We decided to walk to the railroad station in Nantes, about a mile from the hotel. It was not raining when we left the hotel, but it started a light sprinkle about five minutes later. So we could have guessed better. By the time we reached the station, we were tired and damp, but coffee and pastries at the station cafe restored us, partly because we could sit and work crossword puzzles with no one trying to hurry us away.
The train ride south reminded us of the coastal plain of the eastern U.S.; basically flat except for a big hill north of Bordeaux which we conquered by a tunnel. The land was relatively sparsely populated, with lots of farmland, some of which was flooded. The cab driver in Bordeaux said it had rained for three weeks; global warming, the papers said.
There was a tiny kitten riding the train along with us. At one point it scampered up the aisle until its owner, built like a basketball player, scooped it up. It was grey and white. Cuddles wanted to play with the kitten but we didn't agree.
It was a four-hour train ride, with six stops. The controleur never asked for tickets. We snacked on sandwiches we had bought in the Nantes station. About half way we noticed the houses now all bore Mediterranean red tile roofs. The countryside looked poor; lots of the buildings needed repair.
In Bordeaux we saw the same thing: lots of building restoration and maintenance wanted. Our hotel is in the area called Les Chartrons, formerly a suburb. Now it's filled with nineteenth century houses, occupied by working class French families, including a goodly number of what the French call immigres -- that is immigrants from the former French colonies.

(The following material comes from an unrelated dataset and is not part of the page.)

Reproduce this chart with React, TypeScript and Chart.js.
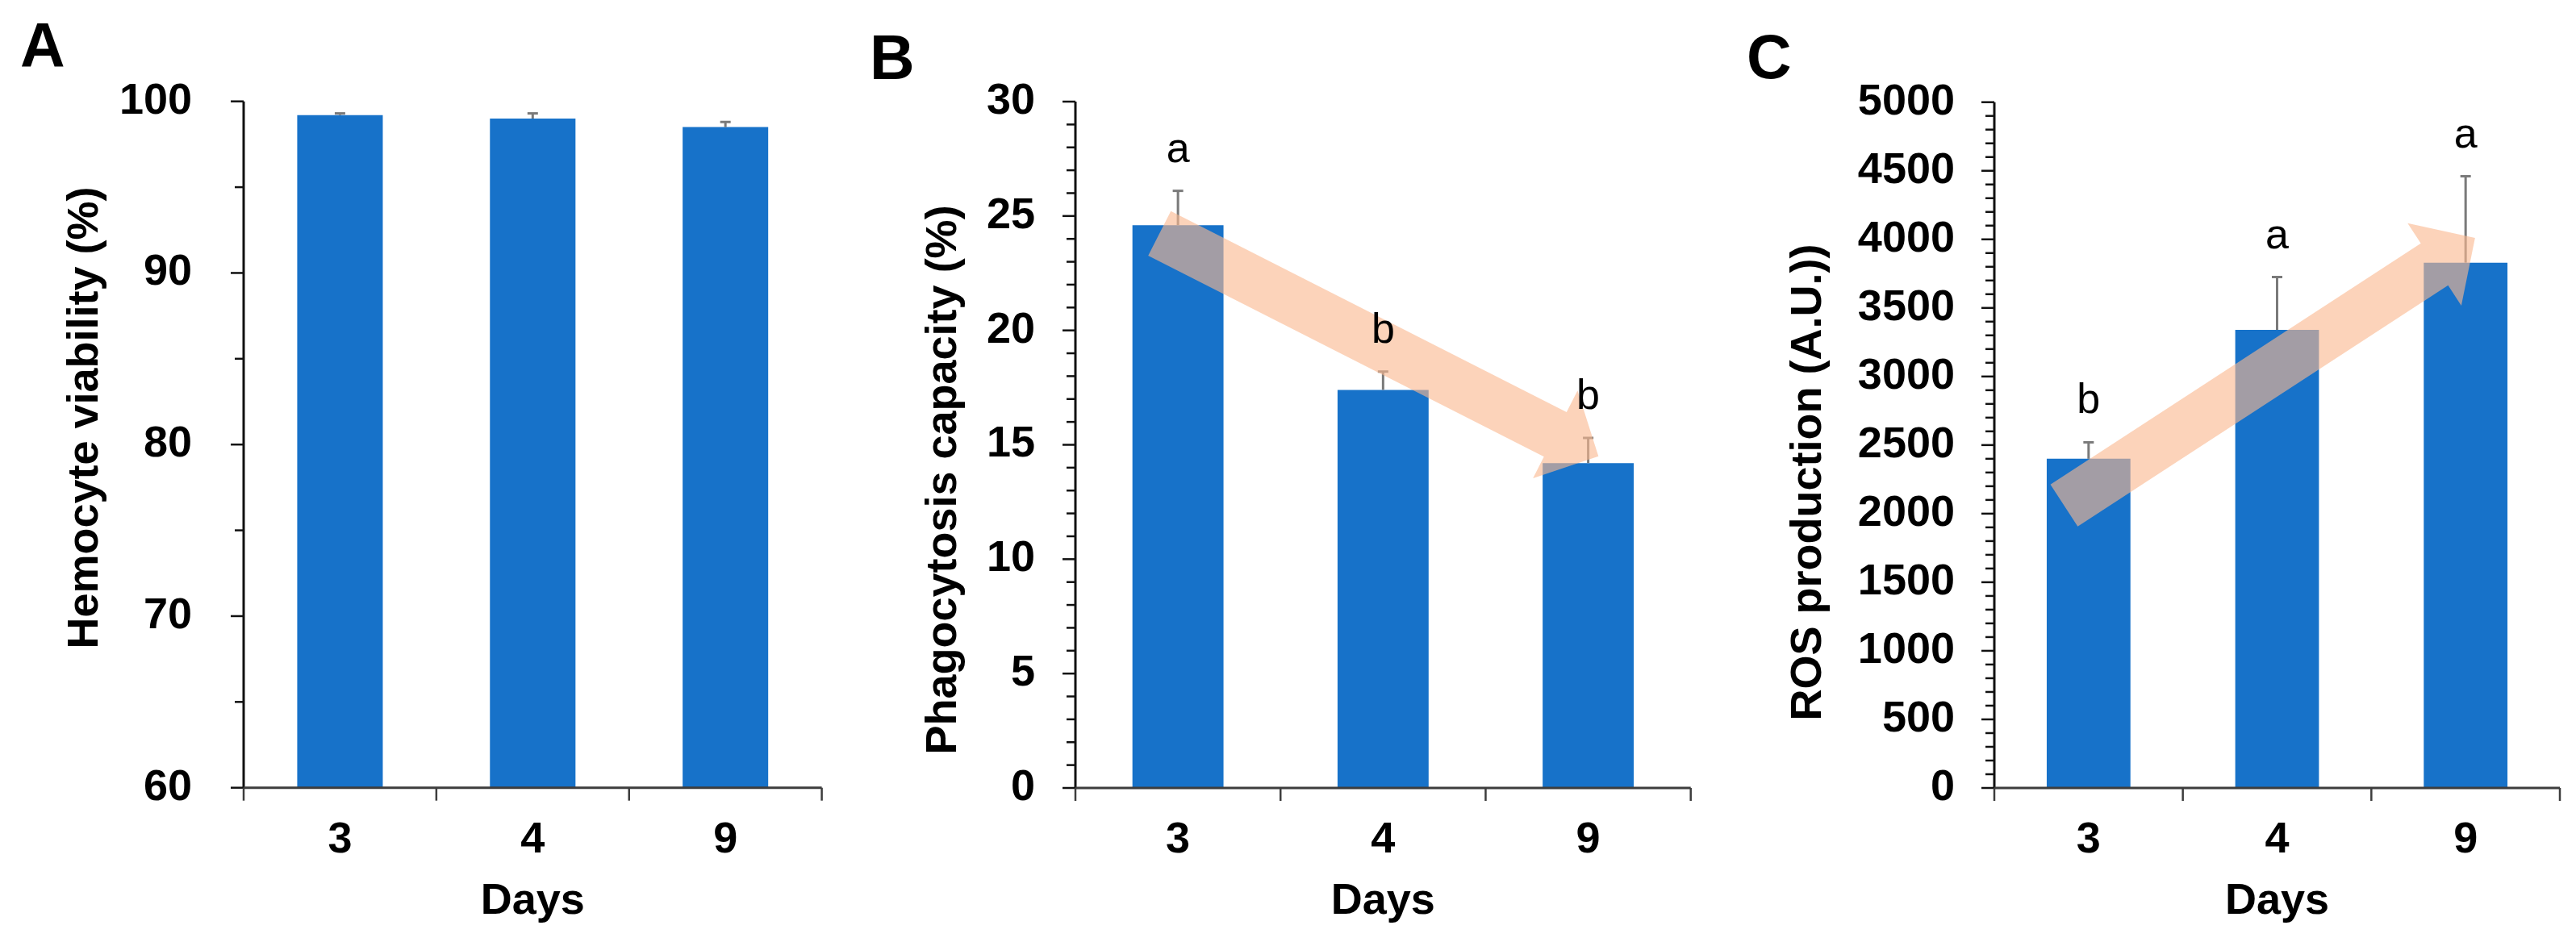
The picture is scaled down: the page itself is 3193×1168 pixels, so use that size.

The region around Bordeaux, called Aquitaine, was part of England under the Plantagenets. Every December hundreds of ships sailed north with local wine. That was before they knew about aging wine. In the eighteenth century, back in the Kingdom of France, Bordeaux grew richer than Paris through the slave trade. The slavers built huge wine-producing chateaux all through the surrounding regions: Graves, Medoc, St. Emilion. It was at this time that they learned to age the finest wines in the world.
Billions of francs have been spent restoring Paris' eighteenth century buildings, but only within the last thirty years has much money come to Bordeaux. Large military aircraft plants were put here, but they have had layoffs due to defense cuts. Fine wines are still produced, but by itself this cannot support the region's economy.
After reading our tourist guides, we realize that this will be a difficult area to appreciate without a car, because many of the old buildings and chateaux are far from the rail lines. But we have found some interesting things to do in the next few days.